**Exercise goal:** Retype the whole listing verbatim and keep the pictures out of it.

**Supplied data:**
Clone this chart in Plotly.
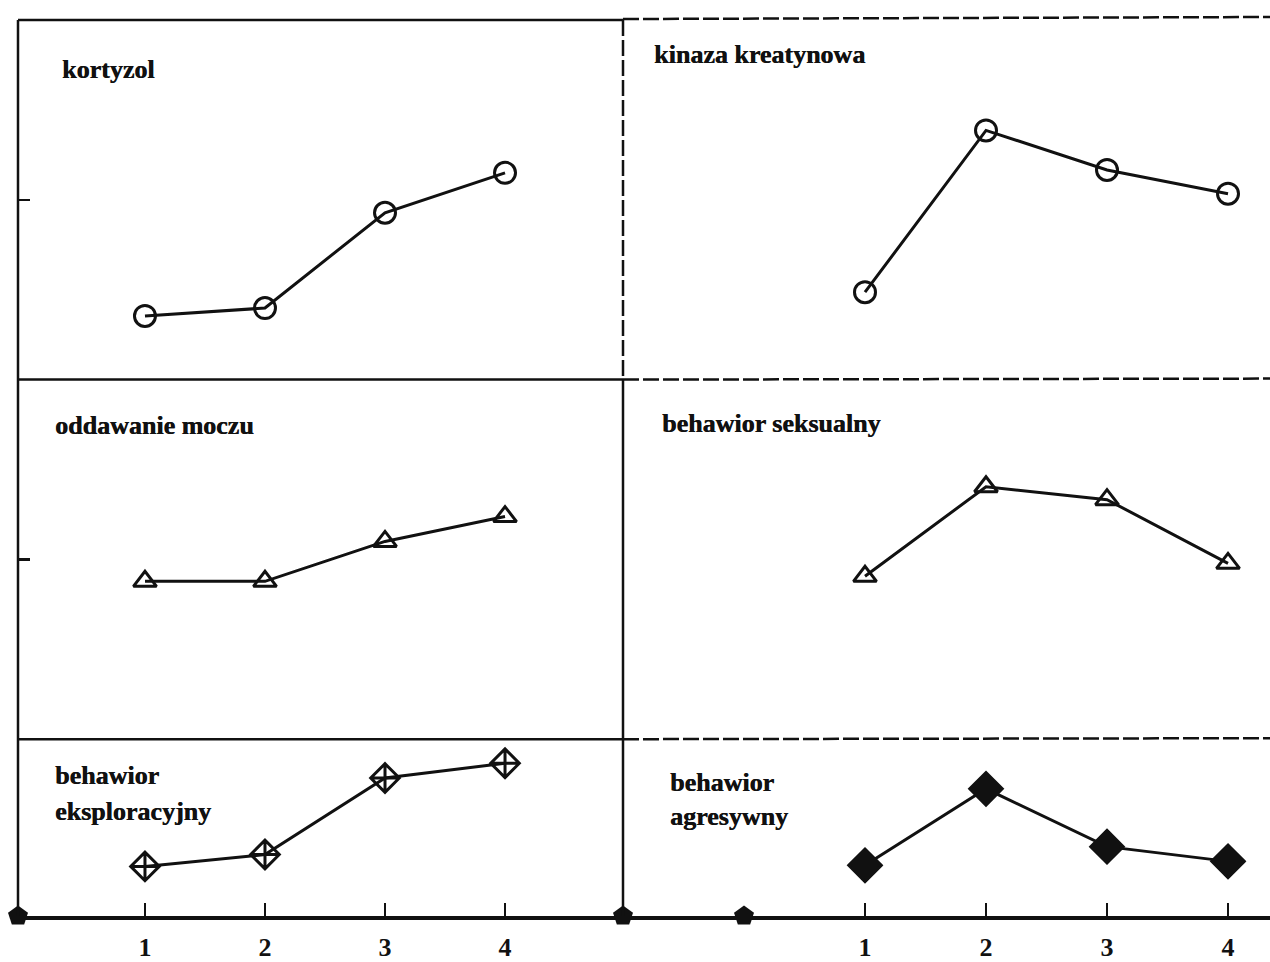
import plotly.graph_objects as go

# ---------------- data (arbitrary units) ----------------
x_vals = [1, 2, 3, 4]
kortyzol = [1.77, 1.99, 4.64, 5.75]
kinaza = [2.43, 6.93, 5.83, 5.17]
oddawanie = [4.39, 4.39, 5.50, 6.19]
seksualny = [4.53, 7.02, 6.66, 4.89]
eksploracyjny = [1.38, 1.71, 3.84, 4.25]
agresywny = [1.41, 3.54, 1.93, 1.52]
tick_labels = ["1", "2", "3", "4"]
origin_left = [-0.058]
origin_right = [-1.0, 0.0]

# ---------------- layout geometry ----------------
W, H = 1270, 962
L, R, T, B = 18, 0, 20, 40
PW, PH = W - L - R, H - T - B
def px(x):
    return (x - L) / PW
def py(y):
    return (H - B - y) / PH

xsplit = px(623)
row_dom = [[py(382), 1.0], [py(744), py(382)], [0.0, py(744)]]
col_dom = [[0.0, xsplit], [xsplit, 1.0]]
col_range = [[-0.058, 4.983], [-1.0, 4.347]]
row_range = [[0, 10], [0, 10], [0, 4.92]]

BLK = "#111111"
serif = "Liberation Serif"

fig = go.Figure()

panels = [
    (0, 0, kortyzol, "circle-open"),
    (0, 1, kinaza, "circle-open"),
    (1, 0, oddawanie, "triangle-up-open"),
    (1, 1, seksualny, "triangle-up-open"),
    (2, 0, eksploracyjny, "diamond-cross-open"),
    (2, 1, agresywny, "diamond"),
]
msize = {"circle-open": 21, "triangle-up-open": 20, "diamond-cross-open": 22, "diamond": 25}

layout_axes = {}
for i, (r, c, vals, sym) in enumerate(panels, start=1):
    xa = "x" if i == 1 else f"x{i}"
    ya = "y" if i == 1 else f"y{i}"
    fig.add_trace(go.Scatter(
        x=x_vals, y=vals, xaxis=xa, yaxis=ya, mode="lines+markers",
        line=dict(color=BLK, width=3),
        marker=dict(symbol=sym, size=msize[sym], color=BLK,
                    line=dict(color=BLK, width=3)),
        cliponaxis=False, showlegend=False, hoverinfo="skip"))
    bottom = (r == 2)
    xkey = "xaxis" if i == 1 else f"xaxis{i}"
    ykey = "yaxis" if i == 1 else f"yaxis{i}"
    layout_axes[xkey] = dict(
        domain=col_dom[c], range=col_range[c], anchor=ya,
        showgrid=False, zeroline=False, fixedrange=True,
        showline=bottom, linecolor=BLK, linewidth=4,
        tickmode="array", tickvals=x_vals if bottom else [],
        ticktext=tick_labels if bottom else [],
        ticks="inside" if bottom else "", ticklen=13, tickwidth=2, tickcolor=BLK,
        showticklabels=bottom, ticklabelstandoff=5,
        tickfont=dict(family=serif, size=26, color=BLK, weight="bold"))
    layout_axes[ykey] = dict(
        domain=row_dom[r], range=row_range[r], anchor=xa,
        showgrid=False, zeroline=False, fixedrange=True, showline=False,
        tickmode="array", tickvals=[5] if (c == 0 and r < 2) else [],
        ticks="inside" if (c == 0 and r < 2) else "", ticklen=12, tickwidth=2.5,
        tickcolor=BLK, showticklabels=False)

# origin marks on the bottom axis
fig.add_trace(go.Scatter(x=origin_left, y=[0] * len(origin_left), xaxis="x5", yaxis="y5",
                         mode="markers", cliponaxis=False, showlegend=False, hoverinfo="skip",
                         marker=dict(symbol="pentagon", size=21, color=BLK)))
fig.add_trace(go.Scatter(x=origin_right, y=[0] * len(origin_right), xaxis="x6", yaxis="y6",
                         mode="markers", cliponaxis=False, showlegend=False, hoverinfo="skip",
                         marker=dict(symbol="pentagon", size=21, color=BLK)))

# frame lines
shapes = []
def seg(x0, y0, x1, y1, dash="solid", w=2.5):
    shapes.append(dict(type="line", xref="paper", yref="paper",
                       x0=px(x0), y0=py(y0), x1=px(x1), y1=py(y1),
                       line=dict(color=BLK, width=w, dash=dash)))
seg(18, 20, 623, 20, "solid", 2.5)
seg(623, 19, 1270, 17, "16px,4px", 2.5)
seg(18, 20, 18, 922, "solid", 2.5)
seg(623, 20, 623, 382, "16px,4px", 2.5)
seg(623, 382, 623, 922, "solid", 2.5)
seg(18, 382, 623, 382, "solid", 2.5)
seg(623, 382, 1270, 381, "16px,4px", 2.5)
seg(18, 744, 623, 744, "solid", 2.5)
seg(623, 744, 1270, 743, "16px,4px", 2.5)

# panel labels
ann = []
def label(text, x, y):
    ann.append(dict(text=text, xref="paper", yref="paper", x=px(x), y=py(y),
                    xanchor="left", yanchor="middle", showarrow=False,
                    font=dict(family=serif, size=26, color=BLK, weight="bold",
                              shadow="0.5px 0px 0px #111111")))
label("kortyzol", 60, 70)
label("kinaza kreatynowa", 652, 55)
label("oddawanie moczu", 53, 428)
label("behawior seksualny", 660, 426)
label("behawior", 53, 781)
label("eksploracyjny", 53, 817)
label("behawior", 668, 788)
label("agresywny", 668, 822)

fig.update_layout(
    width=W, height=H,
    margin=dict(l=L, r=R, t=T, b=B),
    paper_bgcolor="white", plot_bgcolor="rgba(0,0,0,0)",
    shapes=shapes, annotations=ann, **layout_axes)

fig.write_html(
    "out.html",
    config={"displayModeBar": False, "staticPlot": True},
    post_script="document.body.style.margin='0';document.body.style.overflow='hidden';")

**Answer to the problem:**
Clone this chart in Plotly.
import plotly.graph_objects as go

# ---------------- data (arbitrary units) ----------------
x_vals = [1, 2, 3, 4]
kortyzol = [1.77, 1.99, 4.64, 5.75]
kinaza = [2.43, 6.93, 5.83, 5.17]
oddawanie = [4.39, 4.39, 5.50, 6.19]
seksualny = [4.53, 7.02, 6.66, 4.89]
eksploracyjny = [1.38, 1.71, 3.84, 4.25]
agresywny = [1.41, 3.54, 1.93, 1.52]
tick_labels = ["1", "2", "3", "4"]
origin_left = [-0.058]
origin_right = [-1.0, 0.0]

# ---------------- layout geometry ----------------
W, H = 1270, 962
L, R, T, B = 18, 0, 20, 40
PW, PH = W - L - R, H - T - B
def px(x):
    return (x - L) / PW
def py(y):
    return (H - B - y) / PH

xsplit = px(623)
row_dom = [[py(382), 1.0], [py(744), py(382)], [0.0, py(744)]]
col_dom = [[0.0, xsplit], [xsplit, 1.0]]
col_range = [[-0.058, 4.983], [-1.0, 4.347]]
row_range = [[0, 10], [0, 10], [0, 4.92]]

BLK = "#111111"
serif = "Liberation Serif"

fig = go.Figure()

panels = [
    (0, 0, kortyzol, "circle-open"),
    (0, 1, kinaza, "circle-open"),
    (1, 0, oddawanie, "triangle-up-open"),
    (1, 1, seksualny, "triangle-up-open"),
    (2, 0, eksploracyjny, "diamond-cross-open"),
    (2, 1, agresywny, "diamond"),
]
msize = {"circle-open": 21, "triangle-up-open": 20, "diamond-cross-open": 22, "diamond": 25}

layout_axes = {}
for i, (r, c, vals, sym) in enumerate(panels, start=1):
    xa = "x" if i == 1 else f"x{i}"
    ya = "y" if i == 1 else f"y{i}"
    fig.add_trace(go.Scatter(
        x=x_vals, y=vals, xaxis=xa, yaxis=ya, mode="lines+markers",
        line=dict(color=BLK, width=3),
        marker=dict(symbol=sym, size=msize[sym], color=BLK,
                    line=dict(color=BLK, width=3)),
        cliponaxis=False, showlegend=False, hoverinfo="skip"))
    bottom = (r == 2)
    xkey = "xaxis" if i == 1 else f"xaxis{i}"
    ykey = "yaxis" if i == 1 else f"yaxis{i}"
    layout_axes[xkey] = dict(
        domain=col_dom[c], range=col_range[c], anchor=ya,
        showgrid=False, zeroline=False, fixedrange=True,
        showline=bottom, linecolor=BLK, linewidth=4,
        tickmode="array", tickvals=x_vals if bottom else [],
        ticktext=tick_labels if bottom else [],
        ticks="inside" if bottom else "", ticklen=13, tickwidth=2, tickcolor=BLK,
        showticklabels=bottom, ticklabelstandoff=5,
        tickfont=dict(family=serif, size=26, color=BLK, weight="bold"))
    layout_axes[ykey] = dict(
        domain=row_dom[r], range=row_range[r], anchor=xa,
        showgrid=False, zeroline=False, fixedrange=True, showline=False,
        tickmode="array", tickvals=[5] if (c == 0 and r < 2) else [],
        ticks="inside" if (c == 0 and r < 2) else "", ticklen=12, tickwidth=2.5,
        tickcolor=BLK, showticklabels=False)

# origin marks on the bottom axis
fig.add_trace(go.Scatter(x=origin_left, y=[0] * len(origin_left), xaxis="x5", yaxis="y5",
                         mode="markers", cliponaxis=False, showlegend=False, hoverinfo="skip",
                         marker=dict(symbol="pentagon", size=21, color=BLK)))
fig.add_trace(go.Scatter(x=origin_right, y=[0] * len(origin_right), xaxis="x6", yaxis="y6",
                         mode="markers", cliponaxis=False, showlegend=False, hoverinfo="skip",
                         marker=dict(symbol="pentagon", size=21, color=BLK)))

# frame lines
shapes = []
def seg(x0, y0, x1, y1, dash="solid", w=2.5):
    shapes.append(dict(type="line", xref="paper", yref="paper",
                       x0=px(x0), y0=py(y0), x1=px(x1), y1=py(y1),
                       line=dict(color=BLK, width=w, dash=dash)))
seg(18, 20, 623, 20, "solid", 2.5)
seg(623, 19, 1270, 17, "16px,4px", 2.5)
seg(18, 20, 18, 922, "solid", 2.5)
seg(623, 20, 623, 382, "16px,4px", 2.5)
seg(623, 382, 623, 922, "solid", 2.5)
seg(18, 382, 623, 382, "solid", 2.5)
seg(623, 382, 1270, 381, "16px,4px", 2.5)
seg(18, 744, 623, 744, "solid", 2.5)
seg(623, 744, 1270, 743, "16px,4px", 2.5)

# panel labels
ann = []
def label(text, x, y):
    ann.append(dict(text=text, xref="paper", yref="paper", x=px(x), y=py(y),
                    xanchor="left", yanchor="middle", showarrow=False,
                    font=dict(family=serif, size=26, color=BLK, weight="bold",
                              shadow="0.5px 0px 0px #111111")))
label("kortyzol", 60, 70)
label("kinaza kreatynowa", 652, 55)
label("oddawanie moczu", 53, 428)
label("behawior seksualny", 660, 426)
label("behawior", 53, 781)
label("eksploracyjny", 53, 817)
label("behawior", 668, 788)
label("agresywny", 668, 822)

fig.update_layout(
    width=W, height=H,
    margin=dict(l=L, r=R, t=T, b=B),
    paper_bgcolor="white", plot_bgcolor="rgba(0,0,0,0)",
    shapes=shapes, annotations=ann, **layout_axes)

fig.write_html(
    "out.html",
    config={"displayModeBar": False, "staticPlot": True},
    post_script="document.body.style.margin='0';document.body.style.overflow='hidden';")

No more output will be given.